Authorities arrested Nabatanzi, a reporter with the privately owned broadcaster Kiira FM, on June 11 on the pretense that she possessed a stolen phone, the journalist told CPJ in a phone interview. During questioning, officers confiscated her phone but only questioned her about Malole’s killing, she said.
“I was crying. I was totally confused,” said Nabatanzi, who was eight months pregnant at the time of the arrest. “They wanted me to tell them something I didn’t know, I didn’t see.”
Authorities released her without charge on June 13, on the condition that she report to police as directed, according to the journalist and a police document published by HRNJ-U on Twitter. Officers had not returned her phone as of July 22, she said.
Authorities arrested Kiyumba, a reporter with the privately owned broadcaster City FM 96, on July 4 and released him on bond, which requires him to appear at the station whenever directed by police, on July 6, according to the journalist and City FM 96 station manager Richard Kiria, both of whom spoke to CPJ via messaging app
Kiyumba was released without charge, but police are continuing to investigate him for alleged murder, conspiracy to murder, and concealing information about a murder, according to Kiria.
Authorities arrested Isabirye, a reporter for the privately owned broadcaster Baba FM, on July 2, and summoned Mutyaba, a reporter for the privately owned broadcaster Busoga One Radio 90.6 FM, for questioning on July 4, according to Busoga One manager Innocent Anyole and HRNJ-U legal program officer Diana Nandudu, both of whom spoke to CPJ via messaging app.

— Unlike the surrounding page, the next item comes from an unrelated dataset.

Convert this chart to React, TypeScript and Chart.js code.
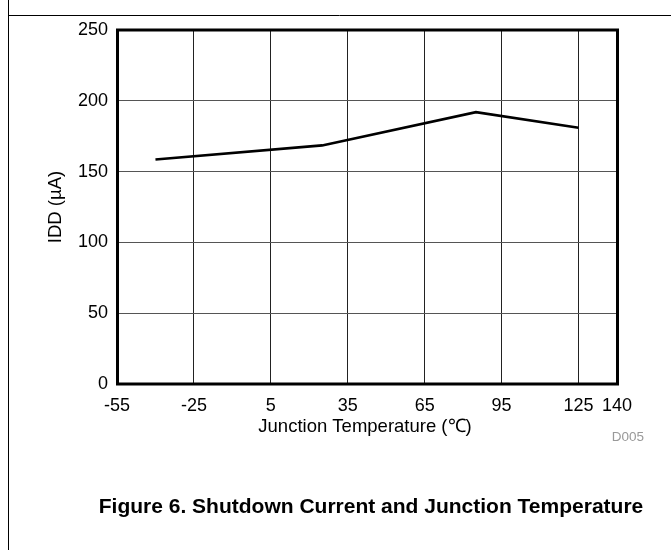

At a court hearing on July 6, both journalists were charged with murder and conspiracy to murder, and then were sent to prison, according to those sources, Kiria, and news reports. If convicted, murder carries the death penalty and conspiracy carries up to 14 years imprisonment, according to the penal code.
Mutyaba and Isabirye were not able to enter a plea during that hearing, as the court did not have the jurisdiction to adjudicate capital offenses and was only holding the hearing to announce the charges, according to the state-owned newspaper News Vision.
The pair are due back in court for a bail hearing on July 25, Anyole told CPJ.
The four journalists traveled from Jinja to the disputed land site in Kamuli district on May 14, spoke to several of Malole’s family members, and tried but failed to interview Malole, who declined to speak to them, according to Kiyumba and Nabatanzi.
That evening, after the journalists had returned to Jinja, Malole was shot and killed in his home, according to those sources and news reports.
Abbey Mwase, a local politician and relative of Malole, provided the vehicle the journalists used and accompanied them on their reporting trip; he was detained after police alleged that his vehicle had been used to transport weapons, according to news reports, Anyole, Kiria, and Nabatanzi.
Nabatanzi and Kiyumba denied that the vehicle had been used to transport weapons.
When CPJ called Kiira regional police spokesperson James Mubi, he said he could not comment while the case remained before the court.
In a phone interview with CPJ on Friday, Irene Nakimbugwe, deputy spokesperson of Uganda’s Office of the Director of Public Prosecutions, said authorities had charged Mutyaba and Isabirye because there was evidence linking them to the murder, and not because of their journalism.
Nakimbugwe said it was up to the courts to adjudicate the evidence and added that she could not comment on the specifics of the case amid ongoing investigations.
[Editors’ note: This article has been changed in its image caption to correctly identify Nabatanzi’s mother, and in its ninth paragraph to characterize the conditions of Kiyumba’s release from custody.]